# Stainless Steel mesh for moss/plants?



## verkion (Apr 27, 2011)

Where do you guys get the aquarium safe Stainless Steel mesh that for mosses and the like?

Thanks!
verkion


----------



## gklaw (May 31, 2010)

SS is expensive. Plastic cross stitching mesh from Michaels or 6" wide leave guard from Canadian Tire. Stitch them over an egg crate to stiffen it up. I do have a large sheet of those plastic mesh I could cut and sell a sheet to you spec. I am in Coquitlam though.


----------



## effox (Apr 21, 2010)

I found my smaller fish killed themselves with the SS, instead of the moss growing. I've never been to, but have continually heard of Michael's being the place to go for some plastic mesh, as gklaw has mentioned.

*edit, long night* (because of the perimeter)

Cheers,
Chris


----------



## verkion (Apr 27, 2011)

LOL. Small fish committed suicide on the SS mesh? Sorry, I dunno why that is funny but it just set me off. Anyways, yeah, I have a whole bunch of the cross-stitch stuff. Actually, the SS mesh is dual purpose. I have a Biocube 29 and discovered my last batch of Furcatas had hopped into the back. So right now I'm using the cross-stitch mesh on the back to make a grill to prevent any possibility of that happening again.
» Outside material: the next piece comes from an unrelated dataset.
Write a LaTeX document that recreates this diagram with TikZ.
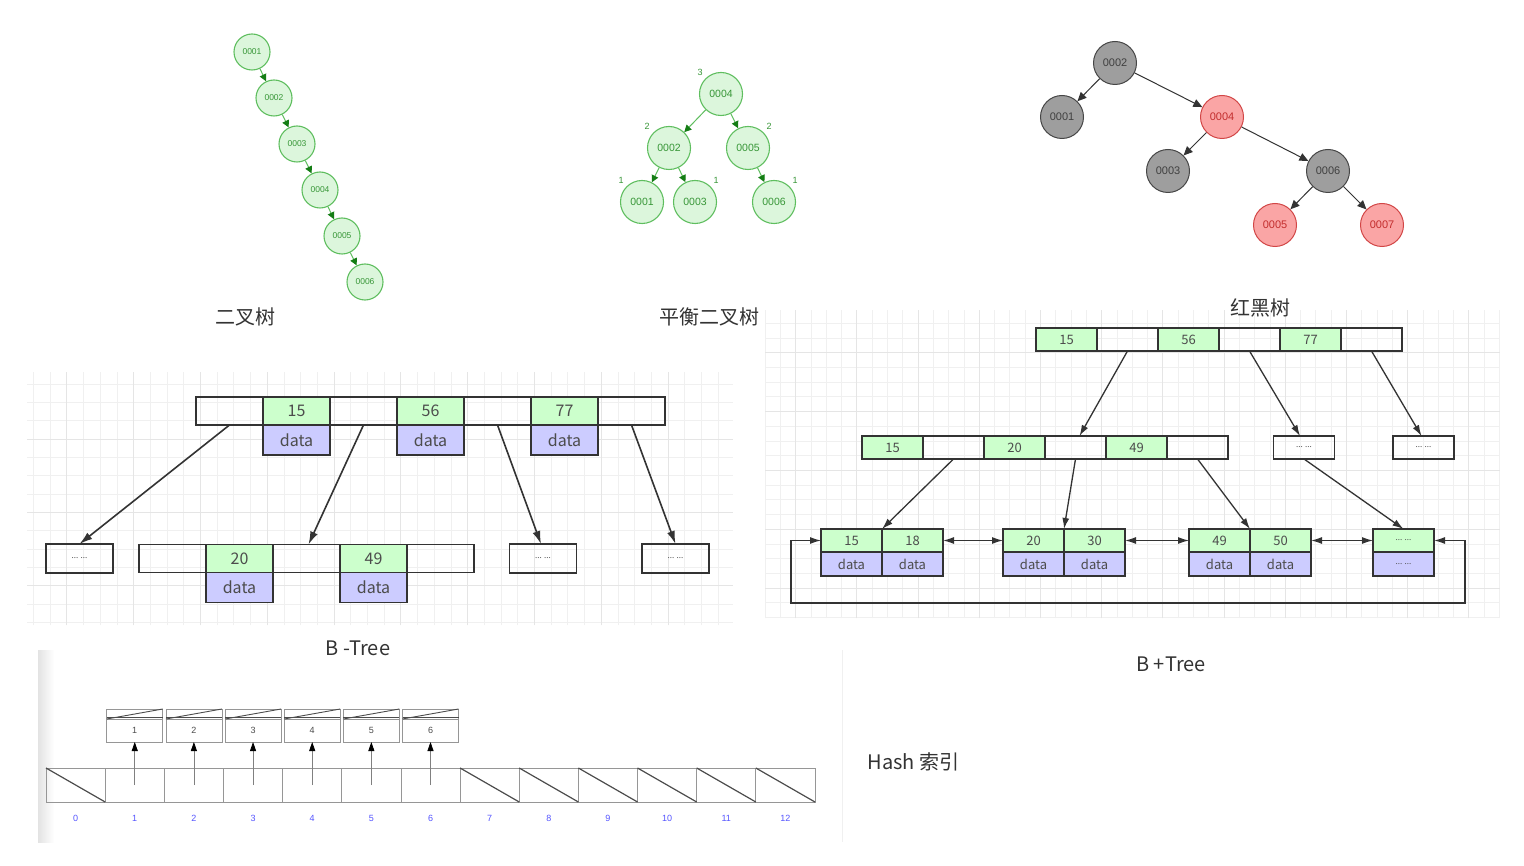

But I also want to make a weeping moss strip right at the back top as a spawning mop. The cross stitch might work but it would have to be weighted down and I'm worried about it trapping fish behind it. The SS I could just bend and have it propped out at an angle...I dunno. Any other ideas?

Thanks!
verkion


----------



## gklaw (May 31, 2010)

Mmmm. Just an idea. SS mesh will be cost prohibitive, at least for some of us . If you know someone who has some SS welding rod/wire, you can certainly weave them into the plastic mesh to shape them and stiffen them.


----------



## verkion (Apr 27, 2011)

Oh...dang, now why didn't I think of that! LOL. Yeah, you're right. I just need some stuff to shape/stiffen the cross-stitch. Hrm...

Thanks!
verkion


----------



## aqua59 (Nov 9, 2011)

Cork works well too. I've used it and pinned (SS) the Java fern and Anubis to the cork wall. The whole back of the tank was cork siliconed on plastic lighting lighting grid. The grid and cork was secured with food safe silicone. The plastic grid on to the glass, then the cork onto the plastic grid. It looked great for a few years. The big problem is I didn't use thick enough cork. I used thin sheets I purchased from Staples. The cork broke down and became a mess. I've since used thick cork, 2 inches thick, took some looking to find it but well worth it. Those two plants grow right into the cork, later the pins can be removed. One more thing, one has to make sure to rinse the tannin out of the cork before using it. It's not that hard, I put cinder blocks on top of the cork in the tub. Don't let your wife catch you. In the long run the cork also helps with a tank where ph needs to stay lower.


----------